WHAT THE EXERCISE ASKS = Look through the data below. Pick out the lines holding the string "chart".

[Source data]
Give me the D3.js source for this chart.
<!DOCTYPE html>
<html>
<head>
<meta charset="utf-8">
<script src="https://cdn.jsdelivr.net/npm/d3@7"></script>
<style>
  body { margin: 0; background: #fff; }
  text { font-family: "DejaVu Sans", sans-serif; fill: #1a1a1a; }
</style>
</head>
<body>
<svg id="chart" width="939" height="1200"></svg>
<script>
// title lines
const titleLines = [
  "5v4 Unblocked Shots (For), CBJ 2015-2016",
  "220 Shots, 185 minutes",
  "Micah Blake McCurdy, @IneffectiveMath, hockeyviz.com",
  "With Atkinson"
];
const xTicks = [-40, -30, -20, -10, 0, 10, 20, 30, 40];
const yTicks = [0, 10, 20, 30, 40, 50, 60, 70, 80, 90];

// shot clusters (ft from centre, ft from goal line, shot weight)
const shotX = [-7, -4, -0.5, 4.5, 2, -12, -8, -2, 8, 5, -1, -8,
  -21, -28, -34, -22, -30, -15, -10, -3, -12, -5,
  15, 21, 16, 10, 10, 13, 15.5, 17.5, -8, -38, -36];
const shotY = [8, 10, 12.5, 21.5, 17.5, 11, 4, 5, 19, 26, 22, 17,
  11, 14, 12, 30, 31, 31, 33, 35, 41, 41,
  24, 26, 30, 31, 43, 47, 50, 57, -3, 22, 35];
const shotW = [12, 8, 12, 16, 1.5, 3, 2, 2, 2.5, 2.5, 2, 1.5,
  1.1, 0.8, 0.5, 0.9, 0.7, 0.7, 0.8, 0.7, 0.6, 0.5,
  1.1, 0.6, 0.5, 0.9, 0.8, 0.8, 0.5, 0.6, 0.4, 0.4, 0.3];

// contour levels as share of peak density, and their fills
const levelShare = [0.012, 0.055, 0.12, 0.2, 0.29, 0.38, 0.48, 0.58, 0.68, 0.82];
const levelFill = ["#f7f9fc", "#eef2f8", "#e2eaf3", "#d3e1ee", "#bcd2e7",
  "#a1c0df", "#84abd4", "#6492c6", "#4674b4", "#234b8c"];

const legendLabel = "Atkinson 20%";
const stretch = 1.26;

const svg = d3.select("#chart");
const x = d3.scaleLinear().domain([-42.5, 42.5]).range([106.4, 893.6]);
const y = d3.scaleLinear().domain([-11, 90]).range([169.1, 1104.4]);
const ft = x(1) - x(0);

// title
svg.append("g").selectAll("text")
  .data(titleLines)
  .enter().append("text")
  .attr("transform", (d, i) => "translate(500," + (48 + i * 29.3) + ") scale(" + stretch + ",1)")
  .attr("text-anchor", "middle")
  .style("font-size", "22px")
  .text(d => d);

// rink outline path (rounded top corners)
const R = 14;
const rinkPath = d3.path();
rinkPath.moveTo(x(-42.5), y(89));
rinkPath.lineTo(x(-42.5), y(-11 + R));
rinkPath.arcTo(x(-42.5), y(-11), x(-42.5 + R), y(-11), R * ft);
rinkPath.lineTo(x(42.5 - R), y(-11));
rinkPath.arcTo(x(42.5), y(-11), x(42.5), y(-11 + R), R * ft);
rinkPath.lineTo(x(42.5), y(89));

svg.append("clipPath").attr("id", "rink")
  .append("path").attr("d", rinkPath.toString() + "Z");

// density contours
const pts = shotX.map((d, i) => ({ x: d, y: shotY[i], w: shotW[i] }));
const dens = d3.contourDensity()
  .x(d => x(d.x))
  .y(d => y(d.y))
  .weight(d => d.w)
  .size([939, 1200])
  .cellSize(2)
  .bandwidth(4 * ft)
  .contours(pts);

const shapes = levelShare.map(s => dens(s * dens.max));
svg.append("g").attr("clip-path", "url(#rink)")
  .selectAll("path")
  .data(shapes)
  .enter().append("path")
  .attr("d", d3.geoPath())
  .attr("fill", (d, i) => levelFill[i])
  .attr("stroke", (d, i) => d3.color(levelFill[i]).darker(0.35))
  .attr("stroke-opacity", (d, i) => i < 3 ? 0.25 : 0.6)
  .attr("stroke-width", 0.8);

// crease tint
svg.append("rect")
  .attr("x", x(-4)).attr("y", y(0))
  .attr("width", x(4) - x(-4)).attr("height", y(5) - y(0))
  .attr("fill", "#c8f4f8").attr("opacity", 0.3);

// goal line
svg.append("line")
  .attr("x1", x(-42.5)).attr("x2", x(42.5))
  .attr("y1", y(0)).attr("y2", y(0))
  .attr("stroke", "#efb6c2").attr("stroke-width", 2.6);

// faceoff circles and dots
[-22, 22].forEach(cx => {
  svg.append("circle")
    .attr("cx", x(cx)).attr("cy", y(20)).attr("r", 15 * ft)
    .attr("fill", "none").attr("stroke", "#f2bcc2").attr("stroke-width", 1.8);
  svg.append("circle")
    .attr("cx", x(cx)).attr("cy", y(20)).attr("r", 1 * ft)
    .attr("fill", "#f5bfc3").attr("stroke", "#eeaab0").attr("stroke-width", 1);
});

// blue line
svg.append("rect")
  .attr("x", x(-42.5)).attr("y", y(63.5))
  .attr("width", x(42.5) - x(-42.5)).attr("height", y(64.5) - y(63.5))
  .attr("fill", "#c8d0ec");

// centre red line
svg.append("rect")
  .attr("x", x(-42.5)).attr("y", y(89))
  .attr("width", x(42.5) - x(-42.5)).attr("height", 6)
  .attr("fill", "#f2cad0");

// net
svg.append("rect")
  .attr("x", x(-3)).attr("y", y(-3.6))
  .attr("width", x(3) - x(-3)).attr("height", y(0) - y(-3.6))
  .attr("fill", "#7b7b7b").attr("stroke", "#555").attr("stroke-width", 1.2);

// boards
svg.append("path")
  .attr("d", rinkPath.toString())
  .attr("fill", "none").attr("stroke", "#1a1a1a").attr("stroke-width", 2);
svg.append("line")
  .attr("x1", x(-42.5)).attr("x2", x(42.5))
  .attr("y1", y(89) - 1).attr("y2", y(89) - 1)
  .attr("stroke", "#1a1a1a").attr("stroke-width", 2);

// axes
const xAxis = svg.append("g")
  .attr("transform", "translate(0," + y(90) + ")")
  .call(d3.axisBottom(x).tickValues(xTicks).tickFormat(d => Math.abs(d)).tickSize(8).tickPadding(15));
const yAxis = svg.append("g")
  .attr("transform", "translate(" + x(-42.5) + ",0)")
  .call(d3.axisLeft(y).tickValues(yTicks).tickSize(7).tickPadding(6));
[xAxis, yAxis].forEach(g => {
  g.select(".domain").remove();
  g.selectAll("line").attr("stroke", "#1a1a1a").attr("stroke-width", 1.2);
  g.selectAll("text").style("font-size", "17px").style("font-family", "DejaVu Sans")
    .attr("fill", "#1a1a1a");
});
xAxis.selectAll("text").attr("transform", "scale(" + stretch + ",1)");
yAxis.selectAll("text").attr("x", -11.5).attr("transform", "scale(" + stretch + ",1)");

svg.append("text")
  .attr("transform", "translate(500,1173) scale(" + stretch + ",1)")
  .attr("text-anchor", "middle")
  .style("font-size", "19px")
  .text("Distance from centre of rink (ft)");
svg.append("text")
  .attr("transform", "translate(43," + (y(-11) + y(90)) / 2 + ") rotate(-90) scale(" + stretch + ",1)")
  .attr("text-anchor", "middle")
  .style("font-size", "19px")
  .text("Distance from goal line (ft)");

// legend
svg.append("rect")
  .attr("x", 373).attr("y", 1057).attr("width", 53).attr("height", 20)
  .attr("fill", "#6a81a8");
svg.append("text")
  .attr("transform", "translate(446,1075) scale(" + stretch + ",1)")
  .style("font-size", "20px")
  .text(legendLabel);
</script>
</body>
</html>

* * *

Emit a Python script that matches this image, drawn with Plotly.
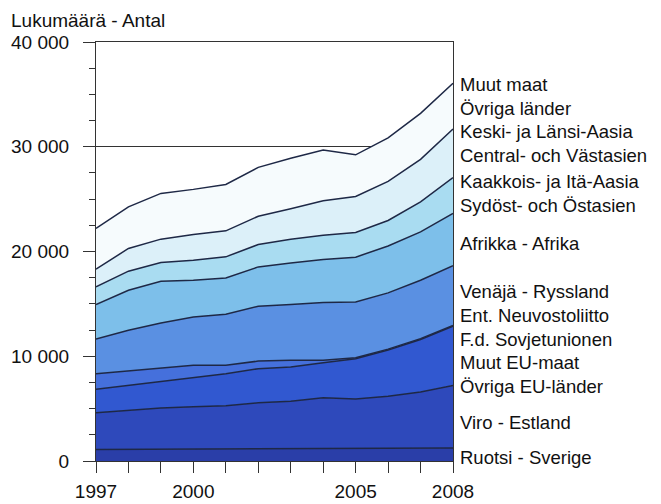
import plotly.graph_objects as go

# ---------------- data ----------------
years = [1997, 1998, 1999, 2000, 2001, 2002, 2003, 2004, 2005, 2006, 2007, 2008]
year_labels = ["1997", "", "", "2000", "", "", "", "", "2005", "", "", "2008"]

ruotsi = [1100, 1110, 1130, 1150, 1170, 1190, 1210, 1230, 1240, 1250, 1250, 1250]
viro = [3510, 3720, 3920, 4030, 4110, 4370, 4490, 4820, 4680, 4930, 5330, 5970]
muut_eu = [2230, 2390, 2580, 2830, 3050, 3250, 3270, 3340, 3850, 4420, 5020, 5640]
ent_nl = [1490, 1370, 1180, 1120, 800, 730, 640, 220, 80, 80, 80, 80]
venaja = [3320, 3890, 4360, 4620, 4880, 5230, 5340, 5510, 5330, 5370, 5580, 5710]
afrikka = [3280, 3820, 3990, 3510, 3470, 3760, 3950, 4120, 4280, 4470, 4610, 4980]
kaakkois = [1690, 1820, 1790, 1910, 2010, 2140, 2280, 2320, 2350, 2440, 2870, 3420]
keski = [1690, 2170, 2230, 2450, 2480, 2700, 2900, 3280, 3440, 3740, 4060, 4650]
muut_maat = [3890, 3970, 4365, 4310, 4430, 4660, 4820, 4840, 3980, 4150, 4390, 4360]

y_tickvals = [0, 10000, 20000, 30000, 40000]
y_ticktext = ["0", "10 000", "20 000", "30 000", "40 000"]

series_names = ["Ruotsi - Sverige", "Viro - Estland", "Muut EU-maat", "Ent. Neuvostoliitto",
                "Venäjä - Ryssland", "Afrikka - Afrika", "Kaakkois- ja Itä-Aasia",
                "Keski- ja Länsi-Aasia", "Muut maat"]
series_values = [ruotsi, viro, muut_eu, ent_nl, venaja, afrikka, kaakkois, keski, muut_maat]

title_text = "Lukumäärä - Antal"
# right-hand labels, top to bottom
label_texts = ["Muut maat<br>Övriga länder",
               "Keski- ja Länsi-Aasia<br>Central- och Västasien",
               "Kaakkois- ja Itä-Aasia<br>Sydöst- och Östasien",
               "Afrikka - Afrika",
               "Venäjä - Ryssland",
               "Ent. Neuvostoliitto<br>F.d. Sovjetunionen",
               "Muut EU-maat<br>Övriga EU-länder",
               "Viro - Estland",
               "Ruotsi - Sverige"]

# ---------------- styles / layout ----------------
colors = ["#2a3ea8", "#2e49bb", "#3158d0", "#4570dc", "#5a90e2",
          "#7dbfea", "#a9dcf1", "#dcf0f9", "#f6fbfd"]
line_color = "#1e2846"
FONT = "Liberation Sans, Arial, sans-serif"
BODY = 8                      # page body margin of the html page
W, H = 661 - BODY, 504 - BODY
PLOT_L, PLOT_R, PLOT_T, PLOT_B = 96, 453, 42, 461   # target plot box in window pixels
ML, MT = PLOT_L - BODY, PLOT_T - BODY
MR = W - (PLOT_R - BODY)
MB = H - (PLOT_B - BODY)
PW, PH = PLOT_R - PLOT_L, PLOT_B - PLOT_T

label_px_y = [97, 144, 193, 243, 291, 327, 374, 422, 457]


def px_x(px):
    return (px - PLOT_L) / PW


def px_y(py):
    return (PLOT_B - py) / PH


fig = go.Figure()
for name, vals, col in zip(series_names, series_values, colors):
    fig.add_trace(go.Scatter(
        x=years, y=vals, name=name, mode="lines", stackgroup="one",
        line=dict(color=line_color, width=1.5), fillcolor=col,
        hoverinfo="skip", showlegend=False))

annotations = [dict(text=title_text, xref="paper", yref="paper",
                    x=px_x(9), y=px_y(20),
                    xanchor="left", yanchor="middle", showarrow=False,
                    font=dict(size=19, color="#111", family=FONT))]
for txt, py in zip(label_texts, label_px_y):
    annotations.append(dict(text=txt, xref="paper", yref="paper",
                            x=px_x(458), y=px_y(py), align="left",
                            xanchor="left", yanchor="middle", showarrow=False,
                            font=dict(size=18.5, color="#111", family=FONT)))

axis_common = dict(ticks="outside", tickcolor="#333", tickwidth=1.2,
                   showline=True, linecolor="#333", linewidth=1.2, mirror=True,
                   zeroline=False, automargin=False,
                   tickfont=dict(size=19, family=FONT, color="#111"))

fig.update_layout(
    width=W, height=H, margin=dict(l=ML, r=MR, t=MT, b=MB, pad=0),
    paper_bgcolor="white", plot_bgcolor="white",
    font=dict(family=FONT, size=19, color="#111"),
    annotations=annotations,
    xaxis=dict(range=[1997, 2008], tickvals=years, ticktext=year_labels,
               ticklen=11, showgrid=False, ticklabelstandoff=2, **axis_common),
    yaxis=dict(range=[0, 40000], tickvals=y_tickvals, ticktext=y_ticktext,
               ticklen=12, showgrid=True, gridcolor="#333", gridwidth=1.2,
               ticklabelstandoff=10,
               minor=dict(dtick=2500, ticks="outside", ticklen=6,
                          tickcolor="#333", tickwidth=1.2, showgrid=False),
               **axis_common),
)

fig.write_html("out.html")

RESULT =
Give me the D3.js source for this chart.
<svg id="chart" width="939" height="1200"></svg>
const svg = d3.select("#chart");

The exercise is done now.